An orchestra and choir will also be on hand to join the core rock band as he presents samples of his work composing for Tim Burton and other filmmakers, and vintage Oingo Boingo material will be strongly represented as well, often with notably different arrangements. At Coachella, the set included five “Big Mess” numbers, seven Boingo chestnuts and seven film or TV pieces. The Bowl performance will include all of that and much more, with the additional material being about equally representative of the three sides of his career.
“It’s almost doubled” from the festival set, he says. “It’s the same intent of the Coachella show, which is a really insane mix of elements that have no business being on the same stage in the same concert at the same time… We’re in the middle of learning all the new stuff,” he added, a couple of weeks from D-day in the ravine. “The guys are saying ‘It’s almost like we’re learning a whole new show.’ Pulling this together is a lot of work, but fortunately I’ve just got this great group of musicians with me that are totally game and up for it, and the visuals are all coming in. I think it’s gonna be every bit as insane and crazy and nonsensical in its very intent as Coachella was, but just a lot more of it.”
Any clues to offer about the additions made to the show since April?
“I don’t want to preannounce them,”he says, “because if somebody was at Coachella, I’d love them to have surprises. It has relatively the same balance as Coachella, but just enhanced. In terms of the additional 12 or 14 more songs — something like that — it’s a lot of new (“Big Mess”) songs that we didn’t do at Coachella, and three more film suites as well.
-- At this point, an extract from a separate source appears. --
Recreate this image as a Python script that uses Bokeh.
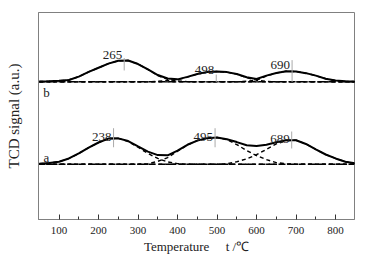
from bokeh.plotting import figure
from bokeh.models import FixedTicker, Range1d
from bokeh.embed import file_html
from bokeh.resources import INLINE
from bokeh.core.properties import value

# Temperature grid (°C) at which the curves were read
temps = list(range(50, 851, 25))

# Sample a (heights above its baseline, a.u.)
curve_a = [0.02, 0.06, 0.12, 0.28, 0.52, 0.80, 1.05, 1.24, 1.25, 1.12, 0.86, 0.61, 0.44,
           0.43, 0.66, 0.94, 1.14, 1.26, 1.29, 1.21, 1.07, 0.92, 0.88, 0.94, 1.06, 1.16,
           1.16, 0.98, 0.72, 0.47, 0.28, 0.12, 0.04]
comp_a1 = [0.02, 0.06, 0.12, 0.28, 0.52, 0.80, 1.05, 1.24, 1.25, 1.10, 0.82, 0.52, 0.28,
           0.11, 0.03, 0.0, 0.0, 0.0, 0.0, 0.0, 0.0, 0.0, 0.0, 0.0, 0.0, 0.0,
           0.0, 0.0, 0.0, 0.0, 0.0, 0.0, 0.0]
comp_a2 = [0.0, 0.0, 0.0, 0.0, 0.0, 0.0, 0.0, 0.0, 0.0, 0.0, 0.0, 0.03, 0.14,
           0.32, 0.63, 0.93, 1.14, 1.26, 1.29, 1.19, 0.95, 0.66, 0.42, 0.22, 0.08, 0.02,
           0.0, 0.0, 0.0, 0.0, 0.0, 0.0, 0.0]
comp_a3 = [0.0, 0.0, 0.0, 0.0, 0.0, 0.0, 0.0, 0.0, 0.0, 0.0, 0.0, 0.0, 0.0,
           0.0, 0.0, 0.0, 0.0, 0.0, 0.0, 0.02, 0.12, 0.26, 0.46, 0.72, 0.98, 1.14,
           1.16, 0.98, 0.72, 0.47, 0.28, 0.12, 0.04]

# Sample b
curve_b = [0.02, 0.03, 0.05, 0.09, 0.25, 0.48, 0.68, 0.88, 1.02, 1.03, 0.86, 0.60, 0.33,
           0.16, 0.12, 0.24, 0.38, 0.48, 0.50, 0.47, 0.38, 0.22, 0.14, 0.30, 0.43, 0.51,
           0.50, 0.42, 0.30, 0.15, 0.06, 0.03, 0.02]
comp_b1 = [0.02, 0.03, 0.05, 0.09, 0.25, 0.48, 0.68, 0.88, 1.02, 1.03, 0.86, 0.60, 0.30,
           0.12, 0.04, 0.01, 0.0, 0.0, 0.0, 0.0, 0.0, 0.0, 0.0, 0.0, 0.0, 0.0,
           0.0, 0.0, 0.0, 0.0, 0.0, 0.0, 0.0]
comp_b2 = [0.0, 0.0, 0.0, 0.0, 0.0, 0.0, 0.0, 0.0, 0.0, 0.0, 0.0, 0.0, 0.03,
           0.06, 0.10, 0.23, 0.37, 0.48, 0.50, 0.47, 0.37, 0.20, 0.08, 0.02, 0.0, 0.0,
           0.0, 0.0, 0.0, 0.0, 0.0, 0.0, 0.0]
comp_b3 = [0.0, 0.0, 0.0, 0.0, 0.0, 0.0, 0.0, 0.0, 0.0, 0.0, 0.0, 0.0, 0.0,
           0.0, 0.0, 0.0, 0.0, 0.0, 0.0, 0.0, 0.0, 0.03, 0.08, 0.28, 0.43, 0.51,
           0.50, 0.42, 0.30, 0.15, 0.06, 0.02, 0.01]

offset_a = 2.67
offset_b = 6.65

# Peak labels
peaks_a = [238, 495, 689]
peaks_b = [265, 498, 690]
peak_label_y_a = [3.99, 3.99, 3.91]
peak_label_y_b = [7.94, 7.21, 7.45]
marker_lo_a = [3.49, 3.49, 3.43]
marker_hi_a = [4.41, 4.41, 4.25]
marker_lo_b = [7.20, 6.65, 6.65]
marker_hi_b = [7.80, 7.00, 7.70]

tick_vals = [100, 200, 300, 400, 500, 600, 700, 800]
minor_vals = [150, 250, 350, 450, 550, 650, 750]

FONT = "Liberation Serif"
FRAME = "#808080"
NB = "\u00a0"

p = figure(width=360, height=257, output_backend="svg", toolbar_location=None,
           x_range=Range1d(48, 848), y_range=Range1d(0, 10),
           min_border_left=38, min_border_right=6, min_border_top=12,
           min_border_bottom=38)
p.xgrid.visible = False
p.ygrid.visible = False
p.outline_line_color = FRAME
p.outline_line_width = 1
p.outline_line_alpha = 1.0

p.xaxis.ticker = FixedTicker(ticks=tick_vals, minor_ticks=minor_vals)
p.xaxis.major_tick_in = 5
p.xaxis.major_tick_out = 0
p.xaxis.minor_tick_in = 3
p.xaxis.minor_tick_out = 0
p.xaxis.axis_line_color = FRAME
p.xaxis.major_tick_line_color = "#333333"
p.xaxis.minor_tick_line_color = "#333333"
p.xaxis.major_label_standoff = 7
p.xaxis.major_label_text_font = FONT
p.xaxis.major_label_text_font_size = "11px"
p.xaxis.major_label_text_color = "#222222"
p.xaxis.axis_label = "Temperature" + NB * 5 + "t" + NB + "/\u2103"
p.xaxis.axis_label_text_font = FONT
p.xaxis.axis_label_text_font_size = "13px"
p.xaxis.axis_label_text_font_style = "normal"
p.xaxis.axis_label_text_color = "#222222"
p.xaxis.axis_label_standoff = 2

p.yaxis.ticker = FixedTicker(ticks=[])
p.yaxis.axis_line_color = FRAME
p.yaxis.axis_label = "TCD signal (a.u.)"
p.yaxis.axis_label_text_font = FONT
p.yaxis.axis_label_text_font_size = "15px"
p.yaxis.axis_label_text_font_style = "normal"
p.yaxis.axis_label_text_color = "#222222"
p.yaxis.axis_label_standoff = 17

def shifted(vals, off):
    return [v + off for v in vals]

# baselines
p.line([48, 848], [offset_a, offset_a], line_color="black", line_width=1.5, line_dash="7 3")
p.line([48, 848], [offset_b, offset_b], line_color="black", line_width=1.5, line_dash="7 3")

for comp, off in ((comp_a1, offset_a), (comp_a2, offset_a), (comp_a3, offset_a),
                  (comp_b1, offset_b), (comp_b2, offset_b), (comp_b3, offset_b)):
    p.line(temps, shifted(comp, off), line_color="black", line_width=1.4, line_dash="4 3")

p.line(temps, shifted(curve_a, offset_a), line_color="black", line_width=2)
p.line(temps, shifted(curve_b, offset_b), line_color="black", line_width=2)

# peak markers
p.segment(x0=peaks_a, y0=marker_lo_a, x1=peaks_a, y1=marker_hi_a, line_color="#aaaaaa", line_width=1)
p.segment(x0=peaks_b, y0=marker_lo_b, x1=peaks_b, y1=marker_hi_b, line_color="#aaaaaa", line_width=1)

p.text(x=peaks_a, y=peak_label_y_a, text=[str(v) for v in peaks_a], text_align="right",
       text_baseline="alphabetic", x_offset=-2, text_font=value(FONT),
       text_font_size="13px", text_color="#222222")
p.text(x=peaks_b, y=peak_label_y_b, text=[str(v) for v in peaks_b], text_align="right",
       text_baseline="alphabetic", x_offset=-2, text_font=value(FONT),
       text_font_size="13px", text_color="#222222")

p.text(x=[68, 68], y=[3.0, 6.12], text=["a", "b"], text_align="center",
       text_baseline="alphabetic", text_font=value(FONT), text_font_size="13px",
       text_color="#222222")

open("out.html", "w").write(file_html(p, INLINE))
It’s also learning, for this group, a lot of the older songs, and trying to give a new spin on some of those too. There’s a couple of reinventions that will surprise some of the Boingo fans.”
He’s also picking tiny bits of material back off the Coachella cutting-room floor. “There’s a few pieces that I cut down for Coachella, because of the time limit, that we opened up a bit. Before Coachella I was literally like, “Oh my God, 12 seconds out of this song and 90 seconds out of that and 17 seconds…” We had to make it exactly 58 and a half minutes, to the second, to leave one and a half minutes of leeway to be within a 60-minute absolute cutoff. So I was making all kinds of little adjustments for this absolute time crunch, and I undid a few of those adjustments — not big deals, but little snips that felt a little awkward.”
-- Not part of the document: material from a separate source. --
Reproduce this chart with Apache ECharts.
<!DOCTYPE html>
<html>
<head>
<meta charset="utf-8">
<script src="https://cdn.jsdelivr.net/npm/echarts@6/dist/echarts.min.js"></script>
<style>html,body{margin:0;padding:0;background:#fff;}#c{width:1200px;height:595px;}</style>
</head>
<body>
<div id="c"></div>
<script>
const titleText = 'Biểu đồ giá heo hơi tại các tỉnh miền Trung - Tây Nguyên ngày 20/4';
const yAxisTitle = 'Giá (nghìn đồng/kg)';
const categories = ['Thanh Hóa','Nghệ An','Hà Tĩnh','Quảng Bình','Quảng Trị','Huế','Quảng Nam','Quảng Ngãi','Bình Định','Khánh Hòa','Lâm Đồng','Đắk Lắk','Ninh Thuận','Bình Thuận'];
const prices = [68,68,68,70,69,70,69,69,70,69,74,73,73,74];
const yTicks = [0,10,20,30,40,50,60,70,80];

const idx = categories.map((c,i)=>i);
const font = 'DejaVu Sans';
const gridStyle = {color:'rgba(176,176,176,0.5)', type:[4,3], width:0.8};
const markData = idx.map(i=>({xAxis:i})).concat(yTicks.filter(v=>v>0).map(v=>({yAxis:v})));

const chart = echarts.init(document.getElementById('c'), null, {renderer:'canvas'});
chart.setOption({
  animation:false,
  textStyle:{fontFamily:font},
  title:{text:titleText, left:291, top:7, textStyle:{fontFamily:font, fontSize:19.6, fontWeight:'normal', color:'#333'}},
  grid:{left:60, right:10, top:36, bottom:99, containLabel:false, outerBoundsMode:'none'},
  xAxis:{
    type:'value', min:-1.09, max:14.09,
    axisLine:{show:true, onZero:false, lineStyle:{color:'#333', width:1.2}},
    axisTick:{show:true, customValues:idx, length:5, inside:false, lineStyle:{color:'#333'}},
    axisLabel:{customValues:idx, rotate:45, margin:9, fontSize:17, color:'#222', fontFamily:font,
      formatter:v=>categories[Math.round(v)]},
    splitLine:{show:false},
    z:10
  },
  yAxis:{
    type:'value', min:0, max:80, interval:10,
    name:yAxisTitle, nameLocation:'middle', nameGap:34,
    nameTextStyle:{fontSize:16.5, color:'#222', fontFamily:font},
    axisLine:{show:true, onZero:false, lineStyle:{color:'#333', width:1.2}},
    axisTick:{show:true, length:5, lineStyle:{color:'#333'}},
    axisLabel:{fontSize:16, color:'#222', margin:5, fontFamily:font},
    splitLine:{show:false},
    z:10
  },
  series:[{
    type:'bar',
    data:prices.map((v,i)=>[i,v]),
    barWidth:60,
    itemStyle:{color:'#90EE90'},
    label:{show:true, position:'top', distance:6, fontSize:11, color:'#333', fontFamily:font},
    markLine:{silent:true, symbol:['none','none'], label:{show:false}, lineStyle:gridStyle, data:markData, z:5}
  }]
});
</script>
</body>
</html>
On Friday, Elfman unveiled a new music video for one of the “Big Mess” songs, “Happy,” or more properly the Boy Harsher remix that appeared on the spinoff album “Bigger, Messier.” That’s the tip of the iceberg of a lot of video pieces that Elfman commissioned especially for his Bowl appearance.
“Because really that’s what got me excited about Coachella in the first place,” he says, speaking of the visual elements. It was all about that. Paul Tollett (president-CEO of Goldenvoice) and my manager, Laura Engle (of Kraft-Engle Management), had been trying to get me down there for over a decade, probably close to 15 years: ‘Come on, Danny,’ and I go, no, no, no. Finally, Laura got me to go down there and it’s when I saw those big screens, that’s where I got excited and said ‘I wanna do this,’ because I’m very visually oriented. Part of me still is attached to the theater that I started in, and so having this theatrical element of these big visuals got me very excited. So I’ve been working super hard on developing more and more of that to follow along with many of the new songs.”
So he did just say “Wait till next year” when it comes to a full-scale “Nightmare Before Christmas” at the Hollywood Bowl or thereabouts, right? (Last year, he put on the show with Billie Eilish and other guests at the Banc of California Stadium, instead of the Bowl. He is doing it this year, but in London, in December, with Phoebe Bridgers as a guest Sally.)
He hedges just a bit. “Well, I mean, I don’t know that I’ll be doing ‘Nightmare’ next year — but next year or the year after, I’m sure we’ll do it again. It is the 30th anniversary coming up, so I mean… Let me put it this way. I’ll be doing ‘Nightmare’ somewhere (in 2023). Will I be doing it in Los Angeles? It’s very possible, but I’m not sure. But this isn’t ‘Nightmare Before Christmas’ at the Bowl is all I’m saying. This is primarily a rock show.”
But Halloween obviously still works for him, in any of his live guises, out of tradition, and out of sheer love. “Look, Halloween has followed my career way before ‘Nightmare Before Christmas.’ With Oingo Boingo, Halloween was the time of year that we always had our biggest show, even as early as 1984, 1985, so I’ve never been able to get away from the connection with Halloween, even if I wanted to — which I don’t really want toI had just had a brief pause, and then ‘Elfman/Burton’ (concerts) started, then ‘Nightmare Before Christmas’ started, and I just gave in… Halloween is gonna be always my night. But I don’t have a problem with that. You know, as a kid, it always was, at the end of the year, never a question it wasn’t my favorite night of the year.”